See http://chowhound.chow.com/topics/698606 - obligatory chowhound reading
Got to try a couple of places with greedygirl and I was stunned at how good it was -- even after some high expectations from reading the above thread.
One might dismiss the thickly sliced cured meats on the antipasti plate; afterall, most nice places slice them thinly and elegantly. But the thick cut prosciutto was meaty and sweet, ruby rather than rose, and delivered a serious amount of flavour. Great mortadella, ripping wonderfully on the teeth. Dense waxy salame, again the meaty flavour amplified by the thick cut. The underlying stuff was great, and perhaps how he cut it didn't matter as much. I think I might have had one or two things better at Viva Verdi, but it's quite a toss-up; it certainly found the cured meats at Bellantoni more flavoursome than the equivalent at Murano.

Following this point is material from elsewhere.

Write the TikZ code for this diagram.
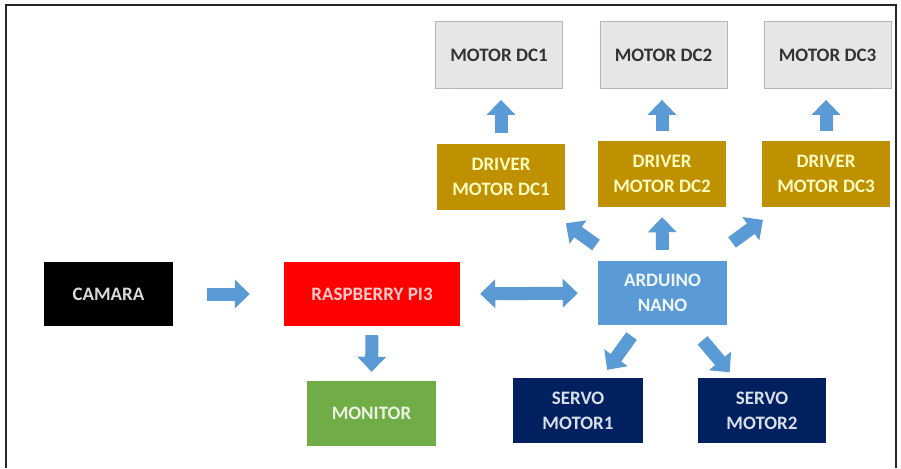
\documentclass[tikz,border=0pt]{standalone}
\usepackage{fontspec}
\setmainfont{Carlito}
\usetikzlibrary{arrows.meta}
\definecolor{arr}{HTML}{5B9BD5}
\definecolor{gbox}{HTML}{E7E6E6}
\definecolor{gline}{HTML}{AEB6BF}
\definecolor{gold}{HTML}{BF9000}
\definecolor{navy}{HTML}{002060}
\definecolor{green}{HTML}{70AD47}
\tikzset{
  blk/.style={rectangle, inner sep=0pt, align=center, font=\fontsize{19}{25}\selectfont\bfseries},
  motor/.style={blk, fill=gbox, draw=gline, line width=0.8pt, text=black!80, minimum width=127pt, minimum height=67pt},
  driver/.style={blk, fill=gold, text={yellow!25}, minimum width=128pt, minimum height=66pt},
  barrow/.style={draw=arr, line width=13pt, -{Triangle[width=28pt,length=15pt]}, fill=arr},
  darrow/.style={draw=arr, line width=13pt, {Triangle[width=28pt,length=15pt]}-{Triangle[width=28pt,length=15pt]}}
}
\begin{document}
\begin{tikzpicture}[x=1pt,y=-1pt]
\useasboundingbox (0,0) rectangle (901,468);
\fill[white] (0,0) rectangle (901,468);
\draw[line width=1.6pt, black!85] (6,468) -- (6,5) -- (896,5) -- (896,468);

\node[motor] (m1) at (499,55) {MOTOR DC1};
\node[motor] (m2) at (663.5,55) {MOTOR DC2};
\node[motor] (m3) at (827.5,55) {MOTOR DC3};

\node[driver] (d1) at (501,176.5) {DRIVER\\MOTOR DC1};
\node[driver] (d2) at (662,174) {DRIVER\\MOTOR DC2};
\node[driver] (d3) at (826,174) {DRIVER\\MOTOR DC3};

\node[blk, fill=black, text=black!15, minimum width=129pt, minimum height=64pt] (cam) at (108.5,294) {CAMARA};
\node[blk, fill=red, text={red!20}, minimum width=176pt, minimum height=64pt] (rpi) at (372,294) {RASPBERRY PI3};
\node[blk, fill=green, text={green!15}, minimum width=129pt, minimum height=65pt] (mon) at (371.5,413.5) {MONITOR};
\node[blk, fill=arr, text={white!90!arr}, minimum width=129pt, minimum height=64pt] (ard) at (662.5,293) {ARDUINO\\NANO};
\node[blk, fill=navy, text={white!85!navy}, minimum width=130pt, minimum height=65pt] (s1) at (578,410.5) {SERVO\\MOTOR1};
\node[blk, fill=navy, text={white!85!navy}, minimum width=128pt, minimum height=65pt] (s2) at (762,410.5) {SERVO\\MOTOR2};

% arrows drivers -> motors
\draw[barrow, shorten <=10pt, shorten >=11pt] (d1) -- (d1 |- m1.south);
\draw[barrow, shorten <=10pt, shorten >=11pt] (d2.north) -- (m2.south -| d2.north);
\draw[barrow, shorten <=10pt, shorten >=11pt] (d3.north) -- (m3.south -| d3.north);

% camara -> raspberry
\draw[barrow, shorten <=34pt, shorten >=34pt] (cam.east) -- (rpi.west);
% raspberry -> monitor
\draw[barrow, shorten <=9pt, shorten >=9pt] (rpi.south) -- (mon.north);
% raspberry <-> arduino
\draw[darrow, shorten <=20pt, shorten >=20pt] (rpi.east) -- (ard.west);

% arduino -> drivers
\draw[barrow, shorten <=11pt, shorten >=10pt] (ard.north) -- (d2.south);
\draw[barrow, shorten <=82pt, shorten >=80pt] (ard.center) -- (d1.center);
\draw[barrow, shorten <=86pt, shorten >=78pt] (ard.center) -- (d3.center);
% arduino -> servos
\draw[barrow, shorten <=53pt, shorten >=50pt] (ard.center) -- (s1.center);
\draw[barrow, shorten <=62pt, shorten >=50pt] (ard.center) -- (s2.center);
\end{tikzpicture}
\end{document}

But the star was probably the mozzarella, with wobbly delicate strings of curd on the surface, and less than a centimeter beneath, a soft milky core. I don't think I've had better in fancy Italian places in Mayfair.
Other bites of cheeses that were also good - a chalky pecorino, some simple chilli pepper-laced cheese (probably my least favourite), and something nutty and hard (wasn't exactly sure if it was parmiggiano - memory not great, but hoping greedygirl will chime in).
Nice intense sun dried tomatoes. Nutty leaves of rocket. And bright summery blackberries that made a lovely fruity counterpoint to the cheese and cured meats. A great olive oil with a very clean and balanced acidity.
The baked macaroni was outstanding, good bite to the pasta, a perfect sunny tomato sauce that just coats the pasta and binds it with the cheese, and insinuating between all that, the evocative vegetal sweet of cabbage and a thin bitter vein behind it. Rare to see cabbage making that kind of statement, but it was truly eloquent.
A cool, pleasant crayfish salad, lightly glossed with oil, flavoured with complex layers of herbs that were fresh light but sustained -- tarragon and dill seemed most obvious, but also the occasional pink peppercorn and probably other things
The monkfish cheeks had a texture somewhere between string mozzarella and tender chicken breast -- immense numbers of moist minute fibres, microscopic squishing with the faintest possible sponginess. Again more fresh herbs that add the flavours of turf to surf, and beneath that a bounty of delightful peas that gentle pop and broad beans with more substantial resistance. Just a gentle but extremely savoury borth of some sort that serves as a sauce. (If only the broth in Murano's halibut dish was as balanced as this.)
Dessert was a dense, sticky and chewy slab of very good chocolate, a concentrated ganache. Paired perfectly with soft cooked cherries. We longed for a dab of cream, but it was already very substantial.
Excellent use of flavoursome seasonal ingredients, well edited minimalist cooking. People that love the iconic Chez Panisse will love this.
In both places, remarkable prices, a fraction of one would pay at lesser places in neighbourhoods with more expensive real estate. Probably about half of what one would pay at a passable gastropub anywhere. ~£30 for all of the above, more than enough to feed 2 people for dinner.
Brixton Village is a serious food destination, and the fact that it's extremely inexpensive is incidental. It may not stay that way for long; anyone who's serious about food should be scoping out Brixton Village now.